Over in Europe: again, lots of innovation and industry support, but Brussels is well known for being ultra-careful when it comes to approving novel food technologies (see: GMOs) so while I do think the Continent will eventually say yes to cultivated meat, it’s going to take a while. As for the UK, well, while some folks believe it will lead in this area, I remain skeptical. Firstly, their domestic political landscape is a mess (ref: every political headline for the past 4 months!) and secondly, UK farmers have a powerful voice. The government is not going to rock that boat.
For an overview of the ten most supportive countries when it comes to cultivated meat, see here.
Other stuff I am watching:
- Seaweed as a super ingredient > we’ve barely scratched the surface of this wonder group of sea vegetables and we will be seeing more seaweed-fortified foods across the board as companies scramble to make their products more sustainable and more healthy (seaweed serves both).

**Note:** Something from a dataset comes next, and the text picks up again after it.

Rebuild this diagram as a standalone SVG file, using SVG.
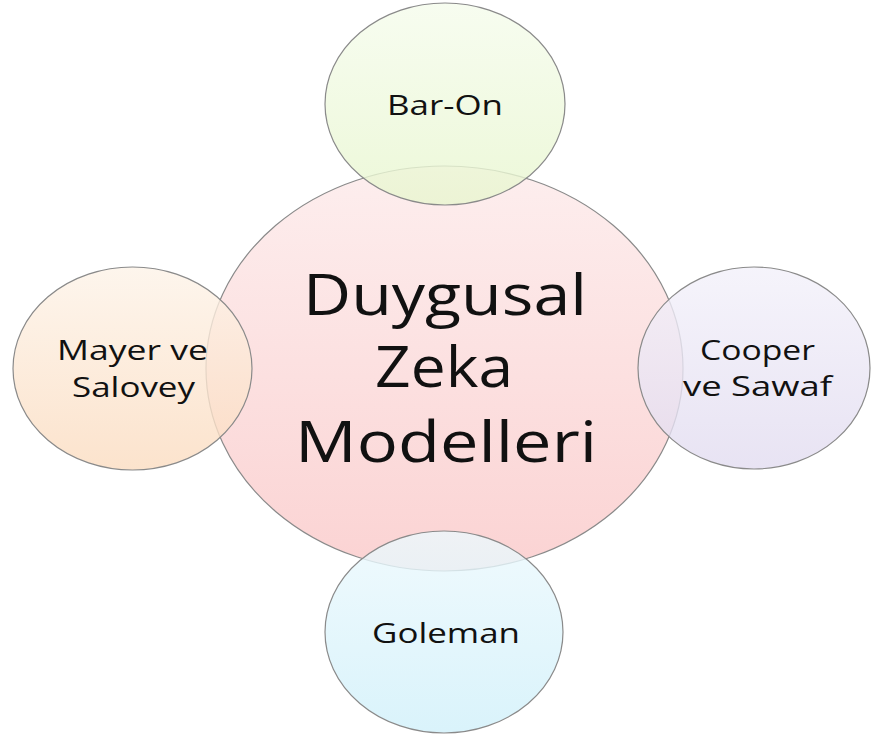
<svg xmlns="http://www.w3.org/2000/svg" width="871" height="739" viewBox="0 0 871 739">
<defs>
<linearGradient id="gPink" x1="0" y1="0" x2="0" y2="1"><stop offset="0" stop-color="#fdeeee"/><stop offset="1" stop-color="#fbd3d3"/></linearGradient>
<linearGradient id="gGreen" x1="0" y1="0" x2="0" y2="1"><stop offset="0" stop-color="#f5fcec"/><stop offset="1" stop-color="#e8f6cf"/></linearGradient>
<linearGradient id="gOrange" x1="0" y1="0" x2="0" y2="1"><stop offset="0" stop-color="#fdf3e8"/><stop offset="1" stop-color="#fbdcc0"/></linearGradient>
<linearGradient id="gPurple" x1="0" y1="0" x2="0" y2="1"><stop offset="0" stop-color="#f3f1fa"/><stop offset="1" stop-color="#e2dcf0"/></linearGradient>
<linearGradient id="gBlue" x1="0" y1="0" x2="0" y2="1"><stop offset="0" stop-color="#ecf9fd"/><stop offset="1" stop-color="#d0f0fa"/></linearGradient>
</defs>
<style>
.shape{stroke:#8a8a8a;stroke-width:1.2}
.sat{fill-opacity:0.8}
text{font-family:"Open Sans","Liberation Sans",sans-serif;fill:#111;text-anchor:middle}
.big{font-size:56px}
.small{font-size:28px}
</style>
<rect width="871" height="739" fill="#ffffff"/>
<g id="connectors"></g>
<g id="center">
<ellipse class="shape" cx="444.5" cy="368.5" rx="238.5" ry="202.5" fill="url(#gPink)"/>
<text class="big" x="445" y="315" textLength="284" lengthAdjust="spacingAndGlyphs">Duygusal</text>
<text class="big" x="444" y="387" textLength="138" lengthAdjust="spacingAndGlyphs">Zeka</text>
<text class="big" x="446" y="462" textLength="302" lengthAdjust="spacingAndGlyphs">Modelleri</text>
</g>
<g id="baron">
<ellipse class="shape sat" cx="445" cy="104" rx="120" ry="101" fill="url(#gGreen)"/>
<text class="small" x="445" y="115" textLength="116" lengthAdjust="spacingAndGlyphs">Bar-On</text>
</g>
<g id="mayer">
<ellipse class="shape sat" cx="132.5" cy="368.5" rx="119.5" ry="101.5" fill="url(#gOrange)"/>
<text class="small" x="132.5" y="360" textLength="151" lengthAdjust="spacingAndGlyphs">Mayer ve</text>
<text class="small" x="133.5" y="397" textLength="123" lengthAdjust="spacingAndGlyphs">Salovey</text>
</g>
<g id="cooper">
<ellipse class="shape sat" cx="754" cy="368" rx="116" ry="101" fill="url(#gPurple)"/>
<text class="small" x="757.5" y="360" textLength="115" lengthAdjust="spacingAndGlyphs">Cooper</text>
<text class="small" x="757.5" y="396" textLength="149" lengthAdjust="spacingAndGlyphs">ve Sawaf</text>
</g>
<g id="goleman">
<ellipse class="shape sat" cx="444" cy="632" rx="119" ry="101" fill="url(#gBlue)"/>
<text class="small" x="446" y="643" textLength="148" lengthAdjust="spacingAndGlyphs">Goleman</text>
</g>
</svg>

- More upstream supply chain biotech funding > (machinery, serums, scaffolding, cell lines) > as VCs get increasingly gun-shy around backing new cultivated meat and precision fermentation end-product teams, they will turn to upstream technology plays, which is very good for the space. The sector can’t scale with sorting out the fundamentals.
- Alt food growth > we need to rethink how we produce more than just meat, seafood, eggs and dairy. Coffee, chocolate, palm oil, and sugar- all have problematic ethical and environmental footprints, from child labor to exploitative working conditions to deforestation. So many more companies will come to market to (try to) wrong the rights!